I have seen in past few days that Crude Oil futures have a decent volume at MCX. There's even high volatility specially in second session; that;s when international market is open.

With a minimum investment of 12000-13000 the daily range can make u earn/ lose 20-30% daily. Tooooooooo risky man
the karvy,share khan,refco,motilal,are the firms which deal in commodiite market trading.
want to trade in this market better to go for gold and silver first later you can shift.
Dear all,

Whether it is equity or commodities, one has to trade carefully in futures. These future's product can make or break your investments. As of now we have only futures available in commodities with out any hedges.

I dont want to comment on number of commodities or liquidity etc as this is a growing market.

But I would suggest... one has adopt TRADE approach while investing in commodities. Trade approach means---- Before you invest your margin (which is otherwise your capital) one has to be clear about the loss that he can bear. For example, If i am invetsing 1 lakh, i should be clear about my loss such as 50000 or 30000 etc. Then, devide your maximum loss with maximum loss that you want to afford per trade. Ex. I am ready to take a maximum loss of 3000 per trade. That means I should take 10 trades. Assuming all 10 trades hit stop loss then I will loose, Rs.30000/-. If 50% trades hits your target of Rs.4000 to 5000/- per trade, then you will be in profits.

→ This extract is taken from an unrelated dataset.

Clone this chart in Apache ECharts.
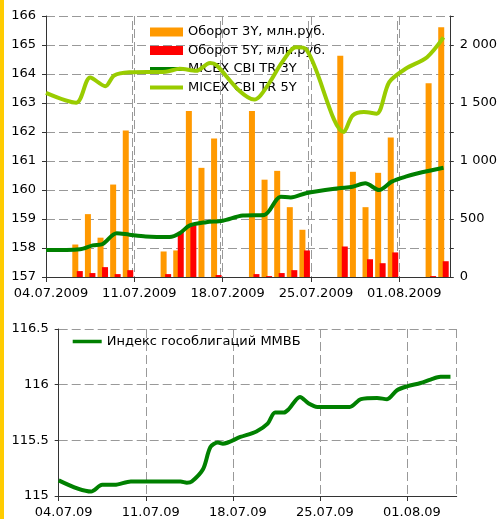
<!DOCTYPE html>
<html>
<head>
<meta charset="utf-8">
<script src="https://cdn.jsdelivr.net/npm/echarts@6/dist/echarts.min.js"></script>
<style>
  html, body { margin: 0; padding: 0; background: #fff; }
  #chart { width: 500px; height: 519px; }
</style>
</head>
<body>
<div id="chart"></div>
<script>
// days are counted from 04.07.2009
const tradeDays = [2, 3, 4, 5, 6, 9, 10, 11, 12, 13, 16, 17, 18, 19, 20, 23, 24, 25, 26, 27, 30, 31];
const turnover3Y = [280, 542, 339, 797, 1263, 220, 229, 1432, 941, 1195, 1432, 839, 915, 602, 407, 1907, 907, 602, 898, 1203, 1670, 2153];
const turnover5Y = [51, 34, 85, 25, 59, 25, 390, 449, 0, 17, 25, 8, 34, 59, 229, 263, 0, 153, 119, 212, 8, 136];

const cbi3Days = [0, 2.7, 3.7, 4.5, 5.6, 6.6, 7.9, 9.8, 10.6, 11.4, 12.7, 14, 15.6, 17.3, 18.6, 19.4, 20.6, 23.2, 24.3, 25.3, 26.4, 27.4, 28.5, 29.8, 31.5];
const cbi3 = [157.93, 157.96, 158.09, 158.14, 158.51, 158.46, 158.40, 158.38, 158.51, 158.78, 158.89, 158.94, 159.12, 159.14, 159.77, 159.74, 159.89, 160.06, 160.11, 160.23, 160.0, 160.29, 160.46, 160.61, 160.77];

const cbi5Days = [0, 2.4, 3.5, 4.7, 5.4, 6.6, 9.5, 10.6, 11.9, 13, 13.5, 15.3, 16.5, 17, 17.9, 18.7, 19.8, 20.6, 23.6, 24.3, 25.2, 26.2, 27.2, 28.5, 30.2, 31.5];
const cbi5 = [163.35, 163.01, 163.88, 163.58, 163.95, 164.06, 164.08, 164.18, 164.11, 164.38, 164.31, 163.43, 163.12, 163.26, 163.83, 164.4, 164.92, 164.86, 162.0, 162.57, 162.69, 162.63, 163.72, 164.18, 164.58, 165.26];

const mmvbDays = [0, 2.6, 3.5, 4.5, 5.8, 9.8, 10.3, 10.7, 11.6, 12.2, 12.8, 13.2, 14.6, 15.9, 16.8, 17.4, 18.1, 18.5, 19.4, 20.1, 20.8, 23.4, 24.3, 25.6, 26.4, 27.2, 28, 29.1, 29.9, 30.7, 31.5];
const mmvb = [115.14, 115.04, 115.10, 115.10, 115.13, 115.13, 115.12, 115.13, 115.24, 115.44, 115.48, 115.47, 115.53, 115.58, 115.65, 115.75, 115.75, 115.78, 115.89, 115.83, 115.80, 115.80, 115.87, 115.88, 115.87, 115.95, 115.985, 116.015, 116.045, 116.07, 116.07];

const weekDays = [7, 14, 21, 28];
const topTickLabels = ['04.07.2009', '11.07.2009', '18.07.2009', '25.07.2009', '01.08.2009'];
const bottomTickLabels = ['04.07.09', '11.07.09', '18.07.09', '25.07.09', '01.08.09'];

const FONT = 'DejaVu Sans';
const pairs = (xs, ys) => xs.map((x, i) => [x, ys[i]]);
const thousands = v => String(v).replace(/\B(?=(\d{3})+(?!\d))/g, ' ');
const LINE_ICON = 'path://M0,0h33v4h-33z';

const gridDash = { color: '#999', width: 1, type: [9, 4] };
const axisLine = { show: true, lineStyle: { color: '#333', width: 1 } };

function dateAxis(gridIndex, labels) {
  return {
    type: 'value',
    gridIndex: gridIndex,
    min: 0,
    max: 32,
    interval: 7,
    axisLine: axisLine,
    axisTick: { show: true, length: 5, lineStyle: { color: '#333' } },
    axisLabel: {
      color: '#000',
      fontFamily: FONT,
      fontSize: 13,
      margin: 10,
      padding: [0, 0, 0, 10],
      showMaxLabel: false,
      formatter: v => labels[Math.round(v / 7)] || '',
    },
    splitLine: { show: true, lineStyle: gridDash },
  };
}

const chart = echarts.init(document.getElementById('chart'), null, { renderer: 'canvas' });

const option = {
  animation: false,
  textStyle: { fontFamily: FONT },
  graphic: [
    { type: 'rect', shape: { x: 0, y: 0, width: 4, height: 519 }, style: { fill: '#ffcc00' } },
  ],
  grid: [
    { left: 46, top: 16, width: 405.7, height: 261 },
    { left: 58.7, top: 329, width: 398, height: 167 },
  ],
  legend: [
    {
      orient: 'vertical',
      left: 150,
      top: 25.5,
      padding: 0,
      itemWidth: 33,
      itemHeight: 9,
      itemGap: 5.5,
      textStyle: { color: '#000', fontSize: 13, fontFamily: FONT },
      data: [
        { name: 'Оборот 3Y, млн.руб.', icon: 'rect' },
        { name: 'Оборот 5Y, млн.руб.', icon: 'rect' },
        { name: 'MICEX CBI TR 3Y', icon: LINE_ICON },
        { name: 'MICEX CBI TR 5Y', icon: LINE_ICON },
      ],
    },
    {
      orient: 'vertical',
      left: 72.7,
      top: 335,
      padding: 0,
      itemWidth: 29,
      itemHeight: 9,
      textStyle: { color: '#000', fontSize: 13, fontFamily: FONT },
      data: [{ name: 'Индекс гособлигаций ММВБ', icon: LINE_ICON }],
    },
  ],
  xAxis: [dateAxis(0, topTickLabels), dateAxis(1, bottomTickLabels)],
  yAxis: [
    {
      type: 'value', gridIndex: 0, position: 'left',
      min: 157, max: 166, interval: 1,
      axisLine: axisLine,
      axisTick: { show: true, length: 4, lineStyle: { color: '#333' } },
      axisLabel: { color: '#000', fontSize: 13, fontFamily: FONT, margin: 10 },
      splitLine: { show: true, lineStyle: gridDash },
    },
    {
      type: 'value', gridIndex: 0, position: 'right',
      min: 0, max: 2250, interval: 250,
      axisLine: axisLine,
      axisTick: { show: true, length: 4, lineStyle: { color: '#333' } },
      axisLabel: {
        color: '#000', fontSize: 13, fontFamily: FONT, margin: 10,
        formatter: v => (v % 500 === 0 ? thousands(v) : ''),
      },
      splitLine: { show: false },
    },
    {
      type: 'value', gridIndex: 1, position: 'left',
      min: 115, max: 116.5, interval: 0.5,
      axisLine: axisLine,
      axisTick: { show: true, length: 4, lineStyle: { color: '#333' } },
      axisLabel: { color: '#000', fontSize: 13, fontFamily: FONT, margin: 10 },
      splitLine: { show: true, lineStyle: gridDash },
    },
  ],
  series: [
    {
      name: 'Оборот 3Y, млн.руб.',
      type: 'bar',
      xAxisIndex: 0, yAxisIndex: 1,
      barWidth: 6,
      barGap: '-25%',
      itemStyle: { color: '#ff9900' },
      data: pairs(tradeDays.map(d => d + 0.5), turnover3Y),
      // weekly vertical grid lines of the upper chart
      markLine: {
        silent: true,
        symbol: 'none',
        z: 1,
        label: { show: false },
        lineStyle: gridDash,
        data: weekDays.map(d => ({ xAxis: d })),
      },
    },
    {
      name: 'Оборот 5Y, млн.руб.',
      type: 'bar',
      xAxisIndex: 0, yAxisIndex: 1,
      barWidth: 6,
      itemStyle: { color: '#ff0000' },
      data: pairs(tradeDays.map(d => d + 0.5), turnover5Y),
    },
    {
      name: 'MICEX CBI TR 3Y',
      type: 'line',
      xAxisIndex: 0, yAxisIndex: 0,
      symbol: 'none',
      smooth: 0.3,
      z: 5,
      itemStyle: { color: '#008000' },
      lineStyle: { color: '#008000', width: 4 },
      data: pairs(cbi3Days, cbi3),
    },
    {
      name: 'MICEX CBI TR 5Y',
      type: 'line',
      xAxisIndex: 0, yAxisIndex: 0,
      symbol: 'none',
      smooth: 0.3,
      z: 5,
      itemStyle: { color: '#99cc00' },
      lineStyle: { color: '#99cc00', width: 4 },
      data: pairs(cbi5Days, cbi5),
    },
    {
      name: 'Индекс гособлигаций ММВБ',
      type: 'line',
      xAxisIndex: 1, yAxisIndex: 2,
      symbol: 'none',
      smooth: 0.3,
      itemStyle: { color: '#008000' },
      lineStyle: { color: '#008000', width: 4 },
      data: pairs(mmvbDays, mmvb),
    },
  ],
};

chart.setOption(option);
</script>
</body>
</html>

Unfortunately, Most of the positional traders ( Those who take one trade and wait for the market to come in his favour) have suffered huge losses. (loosing entire capital and going to debits)

I can write it on paper that this trade call approach will yeild profits.

Do not over expose yourself. What should I call, if anyone is coming to Commodity Markets with a margin of 5000 to 10000 margins and expecting profits of 5000 to 10000/- ... To my human sense it is called as betting or gambling....I dont call it as speculation as speculation is informed trading with sufficient investment margins. Unfortunately, small brokers are allowing investors (?) to over exposures. I see someone writing loosing of 20% in a single day. How can one loose 20% in a day when the average volatility is 2 to 3%. That means he must have taken 10 lots of Crude oil with a margin of 12000 to 15000...Crazy man.....Better these kind of people should buy lottery tickets rather than speculation.

My suggestions>

1. Minimum investable amount is Rs.50000/- ( for Agri Commodities), Rs.100000 ( for metals. - Gold 100g and Silver 5Kg, and Copper) and Rs.200000 (For 1 kg Gold and 30 kg Silver and Zinc)

2. Maximum affordable Loss (Stop Loss) per trade in Agri is- Rs.2500 to 3000/- in Metals Maximum Loss should be Rs.4000 to 5000

3. At any point of time, do not try to have more than one trade. Many people tell to diversify thier portfolio. With the above minimum investment it is not advisable to have more than one position

4. The moment you take position, please enter stop loss. A delay of 5 or 10 min would show you hell... ( We have experienced it during Chana Craashhhh and Silver Crash )

5. Always expect annualized return. If you dont have patience to annulize your returns and expecting weekly or monthly returns, please take out your money....As you are bound to loose your capital

6. If you are systematic enough with above points,... you can expect a return of 5% per month with a risk of your pre-committed loss ( i.e Maximum loss.... assuming 10 trades hitting stop losses thus loosing 30000 to 40000)

7. If you want to be conservative then keep your buy orders at day's low level and Short orders at Day's high levels. This will substantially reduce your stop losses. But only problem, is your trade might or might not get executed. You have to wait for your turn next day.